▶ **AIM**:
Present every line in which the string "matplotlib" appears.

BEGIN EXCERPTED DATA

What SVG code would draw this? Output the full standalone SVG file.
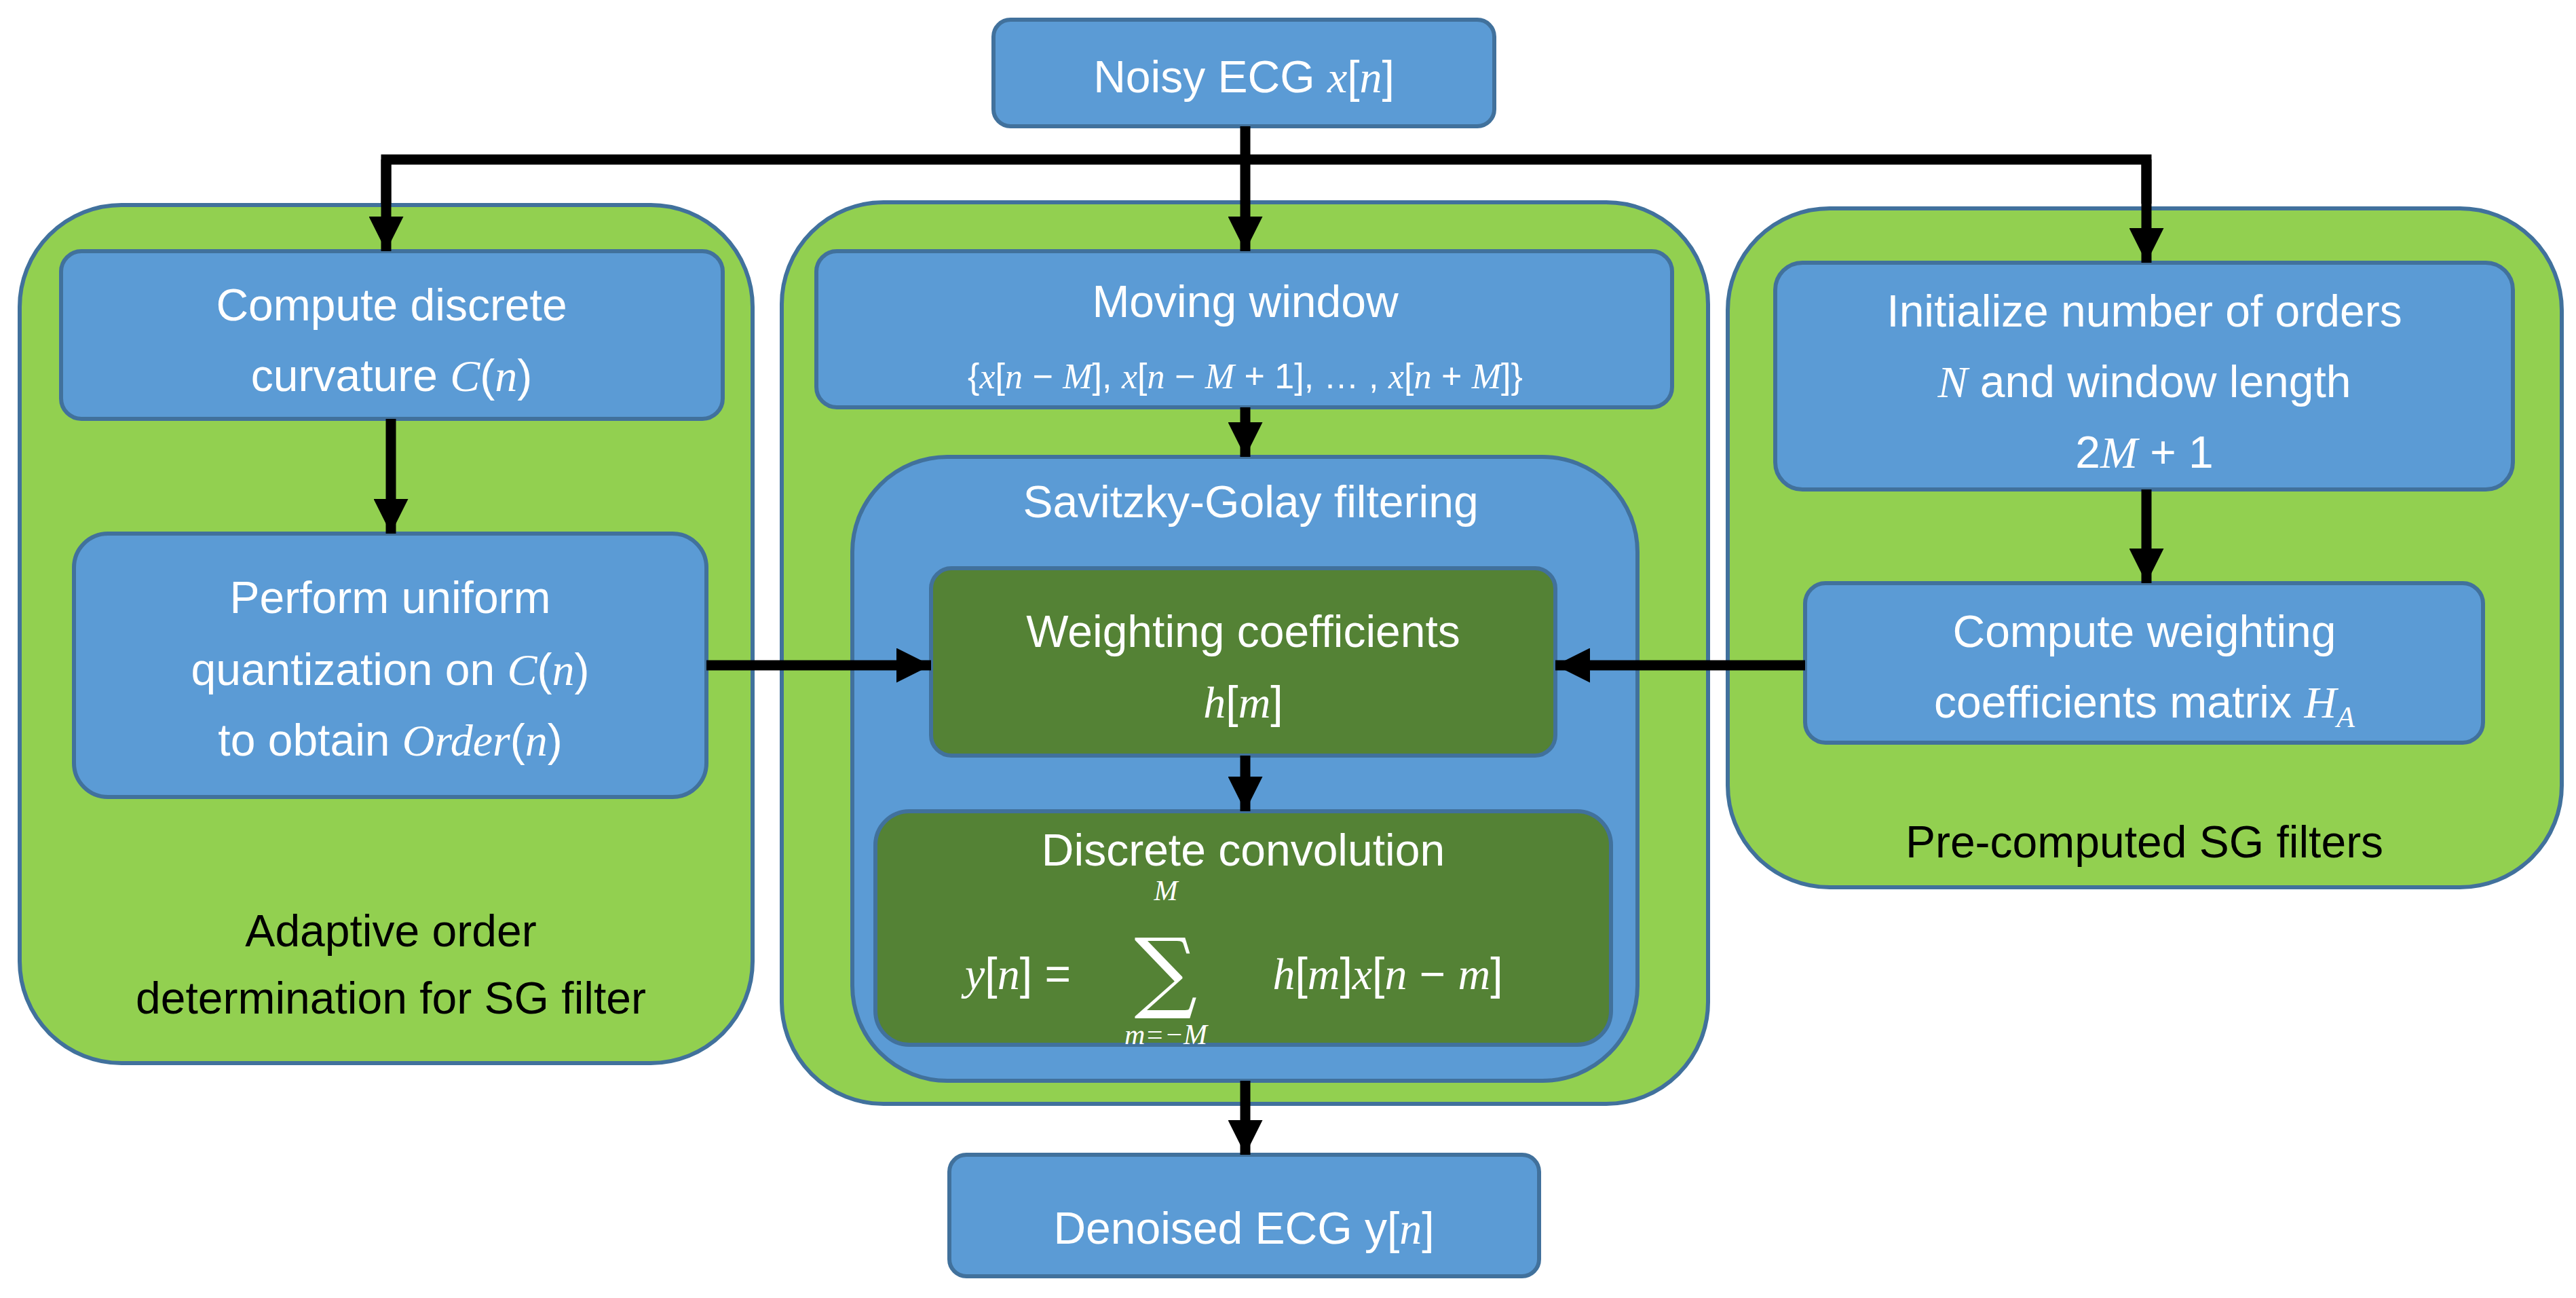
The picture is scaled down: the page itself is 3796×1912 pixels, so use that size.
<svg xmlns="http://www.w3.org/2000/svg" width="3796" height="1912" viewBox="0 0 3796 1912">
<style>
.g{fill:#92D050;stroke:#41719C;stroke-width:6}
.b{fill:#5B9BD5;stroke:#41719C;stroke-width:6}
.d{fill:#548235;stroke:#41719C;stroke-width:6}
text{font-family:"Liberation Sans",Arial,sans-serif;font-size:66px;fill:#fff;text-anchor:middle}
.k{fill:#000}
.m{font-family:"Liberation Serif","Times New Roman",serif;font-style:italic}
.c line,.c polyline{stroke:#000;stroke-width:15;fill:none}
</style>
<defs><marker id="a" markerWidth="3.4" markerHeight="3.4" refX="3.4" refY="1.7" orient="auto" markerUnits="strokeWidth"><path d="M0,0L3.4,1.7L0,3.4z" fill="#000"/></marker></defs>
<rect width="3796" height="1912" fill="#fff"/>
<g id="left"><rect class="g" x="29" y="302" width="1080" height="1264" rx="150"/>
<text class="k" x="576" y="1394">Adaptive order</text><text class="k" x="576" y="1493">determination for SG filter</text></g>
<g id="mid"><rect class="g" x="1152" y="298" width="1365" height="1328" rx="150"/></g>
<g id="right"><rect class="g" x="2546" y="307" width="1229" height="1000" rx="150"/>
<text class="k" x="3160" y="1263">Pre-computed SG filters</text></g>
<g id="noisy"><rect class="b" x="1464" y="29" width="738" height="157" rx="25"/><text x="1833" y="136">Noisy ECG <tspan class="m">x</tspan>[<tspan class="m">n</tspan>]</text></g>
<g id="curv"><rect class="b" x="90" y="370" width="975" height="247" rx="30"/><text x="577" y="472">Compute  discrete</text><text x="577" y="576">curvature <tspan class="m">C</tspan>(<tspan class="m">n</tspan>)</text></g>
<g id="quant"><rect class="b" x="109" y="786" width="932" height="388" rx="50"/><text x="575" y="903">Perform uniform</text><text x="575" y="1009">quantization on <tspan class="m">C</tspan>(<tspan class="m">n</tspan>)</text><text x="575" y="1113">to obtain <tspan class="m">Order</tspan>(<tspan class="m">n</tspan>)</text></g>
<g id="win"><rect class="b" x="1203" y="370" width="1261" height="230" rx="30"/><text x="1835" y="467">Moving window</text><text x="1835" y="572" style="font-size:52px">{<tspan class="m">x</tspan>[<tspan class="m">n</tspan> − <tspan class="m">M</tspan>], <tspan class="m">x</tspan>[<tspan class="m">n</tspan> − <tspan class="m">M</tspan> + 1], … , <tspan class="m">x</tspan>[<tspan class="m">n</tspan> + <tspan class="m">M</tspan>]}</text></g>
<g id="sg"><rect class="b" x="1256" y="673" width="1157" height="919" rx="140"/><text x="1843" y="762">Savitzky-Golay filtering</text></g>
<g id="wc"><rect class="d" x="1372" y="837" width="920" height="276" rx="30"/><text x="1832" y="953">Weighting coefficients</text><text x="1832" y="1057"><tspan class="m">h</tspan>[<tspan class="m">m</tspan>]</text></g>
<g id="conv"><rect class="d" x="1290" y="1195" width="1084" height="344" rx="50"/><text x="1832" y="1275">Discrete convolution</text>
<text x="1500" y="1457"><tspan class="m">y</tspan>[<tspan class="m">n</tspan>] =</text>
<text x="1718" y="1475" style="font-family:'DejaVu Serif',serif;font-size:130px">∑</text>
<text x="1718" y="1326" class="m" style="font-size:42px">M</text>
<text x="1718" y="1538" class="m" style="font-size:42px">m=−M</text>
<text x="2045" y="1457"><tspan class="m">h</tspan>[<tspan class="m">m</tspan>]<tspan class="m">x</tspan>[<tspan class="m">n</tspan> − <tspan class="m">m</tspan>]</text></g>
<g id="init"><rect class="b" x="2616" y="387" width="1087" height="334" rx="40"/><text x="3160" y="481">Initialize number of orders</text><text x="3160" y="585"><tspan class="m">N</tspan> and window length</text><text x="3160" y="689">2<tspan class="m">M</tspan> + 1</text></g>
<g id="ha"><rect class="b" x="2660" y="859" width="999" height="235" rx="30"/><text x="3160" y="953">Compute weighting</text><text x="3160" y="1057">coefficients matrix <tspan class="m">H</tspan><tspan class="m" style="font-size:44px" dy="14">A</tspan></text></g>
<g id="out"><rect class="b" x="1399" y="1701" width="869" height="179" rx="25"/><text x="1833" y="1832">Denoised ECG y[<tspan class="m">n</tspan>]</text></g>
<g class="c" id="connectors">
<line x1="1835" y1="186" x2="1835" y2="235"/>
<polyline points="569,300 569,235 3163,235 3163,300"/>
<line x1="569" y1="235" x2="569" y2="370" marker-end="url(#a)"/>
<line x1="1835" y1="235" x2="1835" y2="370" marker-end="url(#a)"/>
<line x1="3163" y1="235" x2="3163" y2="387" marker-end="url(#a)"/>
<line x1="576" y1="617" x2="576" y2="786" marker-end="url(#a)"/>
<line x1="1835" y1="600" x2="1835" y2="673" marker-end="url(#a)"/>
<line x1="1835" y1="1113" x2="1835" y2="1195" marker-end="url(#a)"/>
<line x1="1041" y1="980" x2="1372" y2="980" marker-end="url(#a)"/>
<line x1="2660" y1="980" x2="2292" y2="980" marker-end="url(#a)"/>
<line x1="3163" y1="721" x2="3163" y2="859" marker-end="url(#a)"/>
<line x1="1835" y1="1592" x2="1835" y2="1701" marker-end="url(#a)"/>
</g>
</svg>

END EXCERPTED DATA
BEGIN EXCERPTED DATA

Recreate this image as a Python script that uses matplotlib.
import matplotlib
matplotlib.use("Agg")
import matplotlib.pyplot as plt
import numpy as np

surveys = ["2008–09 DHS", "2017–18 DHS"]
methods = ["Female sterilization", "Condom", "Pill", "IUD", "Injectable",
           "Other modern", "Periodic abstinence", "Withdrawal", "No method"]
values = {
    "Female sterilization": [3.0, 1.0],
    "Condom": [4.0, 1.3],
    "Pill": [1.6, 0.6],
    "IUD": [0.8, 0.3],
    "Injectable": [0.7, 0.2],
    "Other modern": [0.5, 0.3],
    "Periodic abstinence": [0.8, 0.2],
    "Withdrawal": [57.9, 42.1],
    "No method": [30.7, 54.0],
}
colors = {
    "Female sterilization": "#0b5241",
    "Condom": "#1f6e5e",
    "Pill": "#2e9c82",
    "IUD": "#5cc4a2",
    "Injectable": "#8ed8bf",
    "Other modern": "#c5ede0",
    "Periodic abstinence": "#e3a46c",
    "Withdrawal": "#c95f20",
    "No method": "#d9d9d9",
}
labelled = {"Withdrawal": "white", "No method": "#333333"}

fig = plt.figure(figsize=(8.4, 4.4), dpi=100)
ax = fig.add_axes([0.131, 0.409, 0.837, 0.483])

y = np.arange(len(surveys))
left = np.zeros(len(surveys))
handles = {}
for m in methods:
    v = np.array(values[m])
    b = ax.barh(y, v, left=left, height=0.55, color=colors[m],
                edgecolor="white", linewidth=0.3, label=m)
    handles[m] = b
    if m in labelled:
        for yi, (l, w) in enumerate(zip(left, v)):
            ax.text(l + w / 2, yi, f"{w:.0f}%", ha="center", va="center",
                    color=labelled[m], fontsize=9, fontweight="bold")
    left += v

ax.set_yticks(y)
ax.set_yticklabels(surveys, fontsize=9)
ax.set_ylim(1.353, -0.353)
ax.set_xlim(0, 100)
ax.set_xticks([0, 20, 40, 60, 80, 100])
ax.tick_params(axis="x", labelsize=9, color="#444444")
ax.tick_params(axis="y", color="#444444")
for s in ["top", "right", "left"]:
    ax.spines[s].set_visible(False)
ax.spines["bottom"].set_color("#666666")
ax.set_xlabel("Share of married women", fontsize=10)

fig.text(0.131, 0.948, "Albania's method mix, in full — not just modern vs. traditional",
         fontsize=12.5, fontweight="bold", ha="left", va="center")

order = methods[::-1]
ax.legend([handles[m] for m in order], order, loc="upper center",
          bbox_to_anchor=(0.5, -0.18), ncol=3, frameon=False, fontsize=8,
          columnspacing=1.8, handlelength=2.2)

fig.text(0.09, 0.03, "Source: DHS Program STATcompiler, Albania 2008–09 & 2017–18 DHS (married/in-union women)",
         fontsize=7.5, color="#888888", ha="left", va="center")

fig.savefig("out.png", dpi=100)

END EXCERPTED DATA

▶ **SOLUTION TO THIS TASK**:
Recreate this image as a Python script that uses matplotlib.
import matplotlib
matplotlib.use("Agg")
import matplotlib.pyplot as plt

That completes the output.